Written exercise: Copy exactly the lines from the one containing "Write a LaTeX" through the one containing "minimum width=746pt, minimum", both included, and leave out any pictures.

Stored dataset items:
+ + + + + + +

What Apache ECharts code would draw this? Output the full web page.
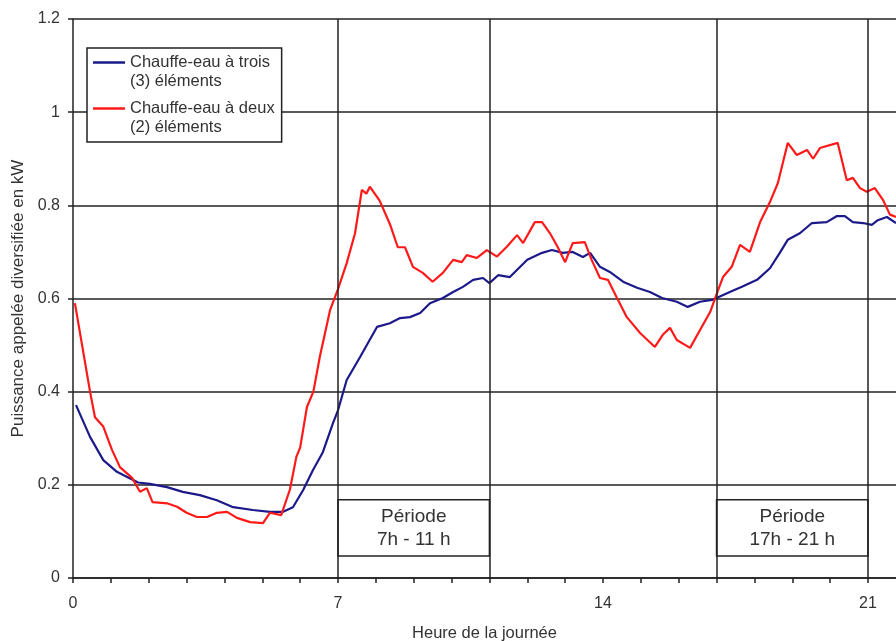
<!DOCTYPE html>
<html>
<head>
<meta charset="utf-8">
<script src="https://cdn.jsdelivr.net/npm/echarts@6/dist/echarts.min.js"></script>
<style>
  html, body { margin: 0; padding: 0; background: #fff; }
  #chart { width: 896px; height: 641px; }
</style>
</head>
<body>
<div id="chart"></div>
<script>
// hours / kW
const redHours = [0.05, 0.45, 0.58, 0.8, 1.03, 1.24, 1.56, 1.77, 1.95, 2.1, 2.5, 2.75, 3.0, 3.27, 3.54, 3.8, 4.07, 4.33, 4.68, 5.02, 5.2, 5.5, 5.73, 5.9, 6.0, 6.18, 6.35, 6.52, 6.79, 7.0, 7.23, 7.45, 7.63, 7.75, 7.84, 8.1, 8.37, 8.58, 8.77, 8.98, 9.24, 9.5, 9.77, 10.04, 10.27, 10.4, 10.67, 10.93, 11.2, 11.46, 11.73, 11.89, 12.2, 12.39, 12.6, 12.8, 13.0, 13.2, 13.52, 13.7, 13.92, 14.13, 14.37, 14.63, 14.98, 15.37, 15.58, 15.77, 15.95, 16.3, 16.56, 16.83, 17.04, 17.17, 17.4, 17.62, 17.88, 18.15, 18.41, 18.62, 18.88, 19.12, 19.39, 19.55, 19.73, 20.2, 20.44, 20.6, 20.79, 20.97, 21.18, 21.4, 21.58, 21.74]
const redKw = [0.59, 0.40, 0.345, 0.325, 0.275, 0.238, 0.215, 0.185, 0.193, 0.163, 0.16, 0.153, 0.14, 0.131, 0.131, 0.14, 0.142, 0.129, 0.12, 0.118, 0.14, 0.135, 0.19, 0.26, 0.28, 0.367, 0.40, 0.475, 0.575, 0.62, 0.676, 0.74, 0.833, 0.825, 0.84, 0.81, 0.76, 0.71, 0.71, 0.668, 0.655, 0.636, 0.655, 0.683, 0.678, 0.693, 0.687, 0.704, 0.69, 0.711, 0.736, 0.719, 0.764, 0.764, 0.74, 0.711, 0.678, 0.719, 0.721, 0.683, 0.644, 0.64, 0.601, 0.56, 0.526, 0.496, 0.522, 0.537, 0.511, 0.494, 0.532, 0.571, 0.618, 0.646, 0.668, 0.715, 0.70, 0.764, 0.807, 0.848, 0.934, 0.908, 0.919, 0.90, 0.923, 0.934, 0.854, 0.859, 0.837, 0.829, 0.837, 0.811, 0.78, 0.775]

const blueHours = [0.08, 0.45, 0.8, 1.16, 1.43, 1.72, 2.03, 2.48, 2.9, 3.35, 3.8, 4.23, 4.75, 5.2, 5.55, 5.81, 6.08, 6.34, 6.6, 6.87, 7.0, 7.23, 7.58, 8.03, 8.37, 8.64, 8.9, 9.17, 9.43, 9.77, 10.04, 10.3, 10.57, 10.83, 11.0, 11.23, 11.54, 12.0, 12.39, 12.65, 12.94, 13.2, 13.47, 13.66, 13.92, 14.18, 14.53, 14.9, 15.24, 15.56, 15.95, 16.24, 16.56, 16.88, 17.0, 17.35, 17.67, 18.07, 18.41, 18.67, 18.88, 19.2, 19.52, 19.91, 20.18, 20.39, 20.6, 20.87, 21.1, 21.26, 21.5, 21.74]
const blueKw = [0.371, 0.303, 0.253, 0.228, 0.217, 0.205, 0.202, 0.195, 0.185, 0.178, 0.167, 0.152, 0.146, 0.142, 0.142, 0.152, 0.189, 0.232, 0.27, 0.333, 0.36, 0.425, 0.474, 0.539, 0.547, 0.558, 0.56, 0.569, 0.59, 0.601, 0.614, 0.625, 0.64, 0.644, 0.633, 0.65, 0.646, 0.683, 0.698, 0.704, 0.698, 0.70, 0.689, 0.698, 0.668, 0.657, 0.636, 0.623, 0.614, 0.601, 0.593, 0.582, 0.593, 0.597, 0.601, 0.614, 0.625, 0.64, 0.665, 0.698, 0.726, 0.74, 0.762, 0.764, 0.777, 0.777, 0.764, 0.762, 0.758, 0.768, 0.775, 0.762]

const seriesNames = ['Chauffe-eau à trois\n(3) éléments', 'Chauffe-eau à deux\n(2) éléments']
const markerHours = [7, 11, 17, 21]
const periods = [
    { from: 7, to: 11, label: 'Période\n7h - 11 h' },
    { from: 17, to: 21, label: 'Période\n17h - 21 h' },
]
const periodBox = [0.047, 0.168]

const xMax = 21.74
const font = 'Liberation Sans'
const ink = '#222'
const textInk = '#333'

const zip = (xs, ys) => xs.map((x, i) => [x, ys[i]])

// legend icon: line sitting on the first text line (bbox kept 38 tall)
const legendIcon = 'path://M0,0 L32,0 M0,8.3 L32,8.3 L32,10.7 L0,10.7 Z M0,38 L32,38'

const chart = echarts.init(document.getElementById('chart'))
chart.setOption({
    animation: false,
    textStyle: { fontFamily: font },
    grid: { left: 73, right: 0, top: 19, bottom: 63, outerBoundsMode: 'none', containLabel: false },
    legend: {
        left: 87,
        top: 48,
        orient: 'vertical',
        backgroundColor: '#fff',
        borderColor: ink,
        borderWidth: 1.5,
        padding: [5, 7, 5, 6],
        itemGap: 8,
        itemWidth: 32,
        itemHeight: 38,
        symbolKeepAspect: false,
        icon: legendIcon,
        textStyle: { fontSize: 16.5, color: textInk, lineHeight: 19 },
        data: seriesNames,
    },
    xAxis: {
        type: 'value',
        min: 0,
        max: xMax,
        interval: 1,
        name: 'Heure de la journée',
        nameLocation: 'middle',
        nameGap: 47,
        nameTextStyle: { fontSize: 16.5, color: textInk },
        axisLine: { lineStyle: { color: ink, width: 1.5 } },
        axisTick: { length: 5, lineStyle: { color: ink, width: 1.5 } },
        axisLabel: {
            fontSize: 16,
            color: textInk,
            margin: 18,
            showMaxLabel: false,
            formatter: v => (v % 7 === 0 ? String(v) : ''),
        },
        splitLine: { show: false },
    },
    yAxis: {
        type: 'value',
        min: 0,
        max: 1.2,
        interval: 0.2,
        name: 'Puissance appelée diversifiée en kW',
        nameLocation: 'middle',
        nameGap: 44,
        nameTextStyle: { fontSize: 17, color: textInk },
        axisLine: { show: true, lineStyle: { color: ink, width: 1.5 } },
        axisTick: { show: true, length: 5, lineStyle: { color: ink, width: 1.5 } },
        axisLabel: {
            fontSize: 16,
            color: textInk,
            margin: 13,
            formatter: v => String(Math.round(v * 10) / 10),
        },
        splitLine: { lineStyle: { color: ink, width: 1.5 } },
    },
    series: [
        {
            name: seriesNames[0],
            type: 'line',
            data: zip(blueHours, blueKw),
            showSymbol: false,
            color: '#1c1a8a',
            lineStyle: { width: 2.2 },
            z: 3,
            markLine: {
                silent: true,
                symbol: 'none',
                label: { show: false },
                lineStyle: { color: ink, width: 1.5, type: 'solid' },
                data: markerHours.map(h => ({ xAxis: h })),
            },
            markArea: {
                silent: true,
                itemStyle: { color: 'rgba(0,0,0,0)', borderColor: ink, borderWidth: 1.5 },
                label: {
                    position: 'inside',
                    fontSize: 19,
                    color: textInk,
                    lineHeight: 23,
                },
                data: periods.map(p => [
                    { name: p.label, coord: [p.from, periodBox[0]] },
                    { coord: [p.to, periodBox[1]] },
                ]),
            },
        },
        {
            name: seriesNames[1],
            type: 'line',
            data: zip(redHours, redKw),
            showSymbol: false,
            color: '#ff1a1a',
            lineStyle: { width: 2.2 },
            z: 4,
        },
    ],
})
</script>
</body>
</html>
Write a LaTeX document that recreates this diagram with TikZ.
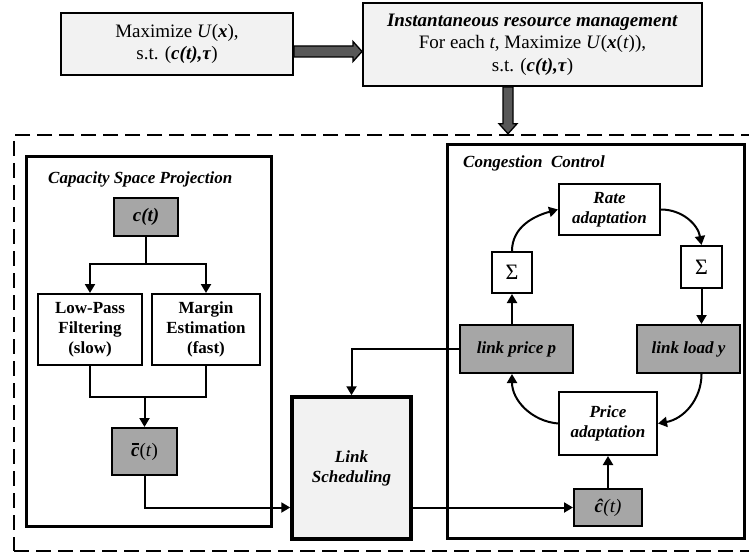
\documentclass[tikz,border=0pt]{standalone}
\usepackage{fontspec}
\setmainfont{Liberation Serif}
\usetikzlibrary{arrows.meta,calc}
\definecolor{boxgray}{RGB}{166,166,166}
\definecolor{paper}{RGB}{242,242,242}
\definecolor{arrowgray}{RGB}{88,88,88}
\newcommand\bfit[1]{\textbf{\textit{#1}}}
% bold italic c with a ruled bar over it
\newsavebox\cbox
\newcommand\barc{\sbox\cbox{\bfit{c}}\rlap{\usebox\cbox}%
  \raisebox{11.5pt}{\hbox to \wd\cbox{\hskip1.2pt\rule{0.75\wd\cbox}{1.2pt}\hss}}}

\begin{document}
\begin{tikzpicture}[x=1pt,y=-1pt,
  every node/.style={font=\fontsize{17}{20}\selectfont, align=center, inner sep=0pt},
  blk/.style={draw, line width=2pt, fill=white},
  grayblk/.style={blk, fill=boxgray},
  paperblk/.style={blk, fill=paper},
  panel/.style={draw, line width=3pt},
  frame/.style={draw, line width=2.5pt, dash pattern=on 15pt off 7pt},
  title/.style={font=\fontsize{17}{20}\selectfont\bfseries\itshape},
  bigtext/.style={font=\fontsize{19}{22.5}\selectfont},
  symtext/.style={font=\fontsize{19}{22}\selectfont},
  sumtext/.style={font=\fontsize{22}{24}\selectfont},
  wire/.style={line width=2pt},
  conn/.style={line width=2pt, -{Triangle[length=9pt,width=10pt]}},
  bigarrow/.style={draw, line width=1.3pt, fill=arrowgray, line join=miter},
]
\useasboundingbox (0,0) rectangle (749,556);

% outer dashed frame (its right side runs past the page edge)
\node[frame, minimum width=746pt, minimum height=416pt] (outer) at (387,343) {};

% top row: problem statement and its instantaneous version
\node[paperblk, bigtext, minimum width=232pt, minimum height=62pt] (goal) at (177,44)
  {Maximize \textit{U}(\bfit{x}),\\ s.t. (\bfit{c(t),τ})};
\node[paperblk, bigtext, minimum width=339pt, minimum height=83pt] (inst) at (532.5,44.5)
  {\bfit{Instantaneous resource management}\\
   For each \textit{t}, Maximize \textit{U}(\bfit{x}(\textit{t})),\\
   s.t. (\bfit{c(t),τ})};

% thick block arrows
\path (goal.east) ++(0,7.5) coordinate (a1s);
\coordinate (a1e) at (inst.west |- a1s);
\draw[bigarrow] ($(a1s)+(0,-5.5)$) -- ($(a1e)+(-9,-5.5)$) -- ($(a1e)+(-9,-10)$)
  -- (a1e) -- ($(a1e)+(-9,10)$) -- ($(a1e)+(-9,5.5)$) -- ($(a1s)+(0,5.5)$) -- cycle;
\path (inst.south) ++(-24.5,0) coordinate (a2s);
\coordinate (a2e) at (a2s |- outer.north);
\draw[bigarrow] ($(a2s)+(-5,0)$) -- ($(a2e)+(-5,-10)$) -- ($(a2e)+(-9,-10)$)
  -- (a2e) -- ($(a2e)+(9,-10)$) -- ($(a2e)+(5,-10)$) -- ($(a2s)+(5,0)$) -- cycle;

% capacity space projection
\node[panel, minimum width=245pt, minimum height=369pt] (cap) at (148.5,341.5) {};
\node[title, anchor=west] (captitle) at (48,179) {Capacity Space Projection};
\node[grayblk, minimum width=64pt, minimum height=38pt, symtext] (ct) at (146,217) {\bfit{c(t)}};
\node[blk, minimum width=104pt, minimum height=71pt, font=\fontsize{17}{20}\selectfont\bfseries] (lp) at (90,329.5)
  {Low-Pass\\ Filtering\\ (slow)};
\node[blk, minimum width=108pt, minimum height=71pt, font=\fontsize{17}{20}\selectfont\bfseries] (me) at (206,329.5)
  {Margin\\ Estimation\\ (fast)};
\node[grayblk, minimum width=65pt, minimum height=47pt, symtext] (cbar) at (144.5,451.5)
  {\barc(\textit{t})};

\coordinate (split) at (ct.south |- 0,264);
\coordinate (merge) at (cbar.north |- 0,397);
\draw[wire] (ct.south) -- (split);
\draw[conn] (split) -| (lp.north);
\draw[conn] (split) -| (me.north);
\draw[wire] (lp.south) |- (merge) -| (me.south);
\draw[conn] (merge) -- (cbar.north);

% link scheduling, with a soft shadow along its frame
\fill[black!30] (292-1.5,397+1.5) rectangle (411-1.5,539+1.5);
\node[paperblk, line width=3.5pt, minimum width=119pt, minimum height=142pt, title] (sched) at (351.5,468)
  {Link\\ Scheduling};

% congestion control
\node[panel, minimum width=297pt, minimum height=393pt] (cong) at (595.5,341.5) {};
\node[title, anchor=west] (congtitle) at (463,163) {Congestion\ \ Control};
\node[blk, minimum width=101pt, minimum height=51pt, title] (rate) at (609.5,209.5) {Rate\\ adaptation};
\node[blk, minimum width=40pt, minimum height=41pt, sumtext] (sigL) at (512,272.5) {Σ};
\node[blk, minimum width=41pt, minimum height=42pt, sumtext] (sigR) at (701.5,267) {Σ};
\node[grayblk, minimum width=113pt, minimum height=48pt, title] (lpp) at (516.5,349) {link price \textit{p}};
\node[grayblk, minimum width=103pt, minimum height=48pt, title] (lly) at (688.5,349) {link load \textit{y}};
\node[blk, minimum width=98pt, minimum height=63pt, title] (price) at (608,423.5) {Price\\ adaptation};
\node[grayblk, minimum width=68pt, minimum height=37pt, symtext] (chat) at (608,507.5)
  {\bfit{\^{c}}\textit{(t)}};

\draw[conn] (sigL.south |- lpp.north) -- (sigL.south);
\draw[conn] (sigL.north) to[out=90, in=195] (rate.west);
\draw[conn] (rate.east) to[out=0, in=100] (sigR.north);
\draw[conn] (sigR.south) -- (sigR.south |- lly.north);
\draw[conn] (sigR.south |- lly.south) to[out=-90, in=10] (price.east);
\draw[conn] (price.west) to[out=175, in=-90] (sigL.south |- lpp.south);
\draw[conn] (chat.north) -- (price.south);

% links between the blocks
\draw[conn] (lpp.west) -| (sched.north);
\draw[conn] (cbar.south) |- (sched.west |- chat.west);
\draw[conn] (sched.east |- chat.west) -- (chat.west);
\end{tikzpicture}
\end{document}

+ + + + + + +

Task solution:
Write a LaTeX document that recreates this diagram with TikZ.
\documentclass[tikz,border=0pt]{standalone}
\usepackage{fontspec}
\setmainfont{Liberation Serif}
\usetikzlibrary{arrows.meta,calc}
\definecolor{boxgray}{RGB}{166,166,166}
\definecolor{paper}{RGB}{242,242,242}
\definecolor{arrowgray}{RGB}{88,88,88}
\newcommand\bfit[1]{\textbf{\textit{#1}}}
% bold italic c with a ruled bar over it
\newsavebox\cbox
\newcommand\barc{\sbox\cbox{\bfit{c}}\rlap{\usebox\cbox}%
  \raisebox{11.5pt}{\hbox to \wd\cbox{\hskip1.2pt\rule{0.75\wd\cbox}{1.2pt}\hss}}}

\begin{document}
\begin{tikzpicture}[x=1pt,y=-1pt,
  every node/.style={font=\fontsize{17}{20}\selectfont, align=center, inner sep=0pt},
  blk/.style={draw, line width=2pt, fill=white},
  grayblk/.style={blk, fill=boxgray},
  paperblk/.style={blk, fill=paper},
  panel/.style={draw, line width=3pt},
  frame/.style={draw, line width=2.5pt, dash pattern=on 15pt off 7pt},
  title/.style={font=\fontsize{17}{20}\selectfont\bfseries\itshape},
  bigtext/.style={font=\fontsize{19}{22.5}\selectfont},
  symtext/.style={font=\fontsize{19}{22}\selectfont},
  sumtext/.style={font=\fontsize{22}{24}\selectfont},
  wire/.style={line width=2pt},
  conn/.style={line width=2pt, -{Triangle[length=9pt,width=10pt]}},
  bigarrow/.style={draw, line width=1.3pt, fill=arrowgray, line join=miter},
]
\useasboundingbox (0,0) rectangle (749,556);

% outer dashed frame (its right side runs past the page edge)
\node[frame, minimum width=746pt, minimum height=416pt] (outer) at (387,343) {};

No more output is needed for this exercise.